Flip (Festa Literária Internacional de Paraty) de 2016 homenageia, pela segunda vez, uma mulher: a escritora Ana Cristina Cesar. Nascida em Niterói (1952), foi um grande expoente da Poesia Marginal ou Geração Mimeógrafo, movimento que esboçava a contracultura, buscando meios alternativos de divulgação e distribuição das obras produzidas. Neste sentido, seus textos detêm uma estética ímpar, emergindo o insólito do cotidiano e enfatizando as próprias experiências e (des)construções existenciais, através de um discurso, em primeira pessoa, que cultua o instante, o minuto, o momento.

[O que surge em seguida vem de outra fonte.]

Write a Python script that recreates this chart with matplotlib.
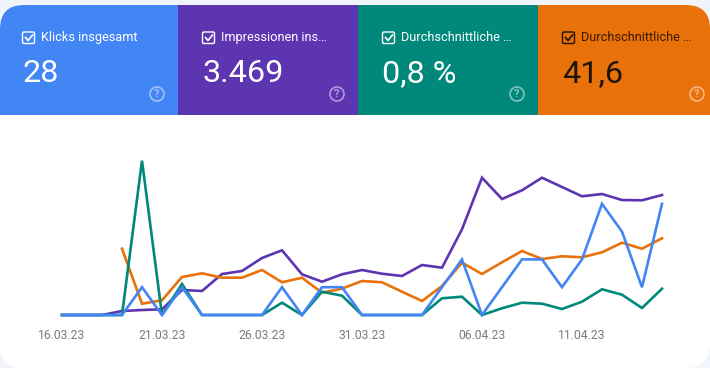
import matplotlib
matplotlib.use("Agg")
import matplotlib.pyplot as plt
import matplotlib.dates as mdates
from matplotlib.patches import FancyBboxPatch, Rectangle, Circle
import numpy as np
import pandas as pd

W, H = 710, 368

dates = pd.date_range("2023-03-16", periods=31)
tick_dates = ["2023-03-16", "2023-03-21", "2023-03-26", "2023-03-31", "2023-04-06", "2023-04-11"]

# heights above the baseline
impressions = [0, 0, 0, 4, 5, 5.7, 25, 24, 41, 44, 57, 64.7, 40.7, 33.3, 40.7, 45, 41.3, 39, 50, 47.3, 85.7,
               137.3, 116, 124.7, 137.3, 128, 118.7, 121, 115, 114.7, 120]
position = [None, None, None, 66.3, 11.3, 14.7, 38, 41.7, 37.3, 37.3, 45, 32.7, 37.3, 22.3, 26.3, 34, 32.7, 23.3,
            14, 29, 52.3, 41, 52.7, 64, 56, 58.7, 57.7, 62.7, 72.3, 66.3, 76.7]
ctr = [0, 0, 0, 0, 154.3, 0, 31, 0, 0, 0, 0, 12.3, 0, 23.3, 19.3, 0, 0, 0, 0, 16.7, 18.3, 0, 6.7, 12.3, 11.3, 6,
       13.3, 25.7, 20.3, 7, 26.3]
clicks = [0, 0, 0, 0, 1, 0, 1, 0, 0, 0, 0, 1, 0, 1, 1, 0, 0, 0, 0, 1, 2, 0, 1, 2, 2, 1, 2, 4, 3, 1, 4]
CLICK_HEIGHT = 27.8

card_titles = ["Klicks insgesamt", "Impressionen ins\u2026", "Durchschnittliche \u2026", "Durchschnittliche \u2026"]
card_values = ["28", "3.469", "0,8 %", "41,6"]
card_colors = ["#4285f4", "#5e35b1", "#00897b", "#e8710a"]
card_edges = [0, 178, 358, 538, 710]
BLUE, PURPLE, TEAL, ORANGE = card_colors

plt.rcParams["font.family"] = ["Roboto", "DejaVu Sans"]

fig = plt.figure(figsize=(W / 100, H / 100), dpi=100, facecolor="#f1f4fb")

# page layer in pixel coordinates
bg = fig.add_axes([0, 0, 1, 1])
bg.set_xlim(0, W)
bg.set_ylim(H, 0)
bg.axis("off")

card = FancyBboxPatch((0, 5), W, H - 5, boxstyle="round,pad=0,rounding_size=24", fc="white", ec="none")
bg.add_patch(card)

for i in range(4):
    left, right = card_edges[i], card_edges[i + 1]
    r = Rectangle((left, 5), right - left, 110, fc=card_colors[i], ec="none")
    bg.add_patch(r)
    r.set_clip_path(card)

    fg = "#1f1408" if i == 3 else "white"
    title_col = "#3a1a04" if i == 3 else "white"
    x0 = left + (22 if i == 0 else 24)
    # checkbox
    bg.add_patch(FancyBboxPatch((x0 + 0.5, 32), 12, 11.5, boxstyle="round,pad=0,rounding_size=1.5", fc="none", ec=fg, lw=1.0))
    bg.plot([x0 + 3.5, x0 + 6, x0 + 10.5], [37.5, 40.5, 35], color=fg, lw=1.2)
    bg.text(x0 + 19, 37.2, card_titles[i], color=title_col, fontsize=9.2, va="center", ha="left")
    bg.text(x0, 73.5, card_values[i], color=fg, fontsize=23.3, va="center", ha="left")
    # help icon
    hx = right - 21 if i < 3 else right - 13
    bg.add_patch(Circle((hx, 94), 7, fc="none", ec="white", lw=1.2, alpha=0.5))
    bg.text(hx, 94, "?", color="white", alpha=0.5, fontsize=8, ha="center", va="center", fontweight="bold")

# chart layer: x in days, y in px height above the baseline
ax = fig.add_axes([0, 0, 1, 1], facecolor="none")
x0_px, x1_px = 62, 662
base_px = 315
day_px = (x1_px - x0_px) / 30
ax.set_xlim(dates[0] - pd.Timedelta(days=x0_px / day_px), dates[0] + pd.Timedelta(days=(W - x0_px) / day_px))
ax.set_ylim(base_px - H, base_px)

lw = 1.9
ax.plot(dates, impressions, color=PURPLE, lw=lw, solid_joinstyle="miter")
ax.plot(dates, [np.nan if v is None else v for v in position], color=ORANGE, lw=lw, solid_joinstyle="miter")
ax.plot(dates, ctr, color=TEAL, lw=lw, solid_joinstyle="miter")
ax.plot(dates, np.array(clicks) * CLICK_HEIGHT, color=BLUE, lw=lw, solid_joinstyle="miter")

ax.set_xticks(pd.to_datetime(tick_dates))
ax.xaxis.set_major_formatter(mdates.DateFormatter("%d.%m.%y"))
ax.set_yticks([])
ax.tick_params(axis="x", direction="in", length=0, pad=-28, labelsize=8.7, labelcolor="#7a7a80")
for s in ax.spines.values():
    s.set_visible(False)

fig.savefig("out.png", dpi=100, facecolor=fig.get_facecolor())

Por meio da imersão que sua escrita proporciona (seja em fragmentos de diário, cartas ficcionais, linhas em prosa e, sobretudo, poemas), temos uma literatura que agride e afaga, uma delicadeza que contrasta com a energia pulsante em sua linguagem. Linguagem esta multifacetária e inesgotável, porque se distende em incontáveis possibilidades, numa espécie de “pacto” entre o eu-lírico e o leitor, produzindo uma literatura que é sempre presente, constante e de múltiplos sentidos.
Em um de seus mais conhecidos poemas, incluído no livro “Os cem melhores poemas brasileiros do século” (Editora Objetiva, 2001), percebemos como o discurso inquieto de si dialoga com o mundo, valendo-se do tom coloquial e fortemente imagético: “olho muito tempo o corpo de um poema / até perder de vista o que não seja corpo / e sentir separado dentre os dentes / um filete de sangue / nas gengivas” (Ana Cristina Cesar, “A Teus Pés”). Suas principais obras são “Cenas de Abril” (1979), “Correspondência completa”, “Luvas de pelica” (1980) e “A teus pés” (1982). Vale ressaltar que, em 2013, a Companhia das Letras publicou o livro “Poética”, uma reunião da produção literária da autora.
Ana Cristina Cesar possuía uma sensibilidade rara e vivenciava inúmeras contradições. Sua figura era enigmática, o que despertava a atenção e conquistava a amizade de várias figuras culturais da época. Em meio a todo o turbilhão poético que a compunha, Ana sofria uma depressão constante e profunda, somada a uma atração pela morte e a um humor, por vezes, instável. Cometeu suicídio em 29 de outubro de 1983, aos 31 anos, atirando-se do apartamento de seus pais em Copacabana, no Rio de Janeiro.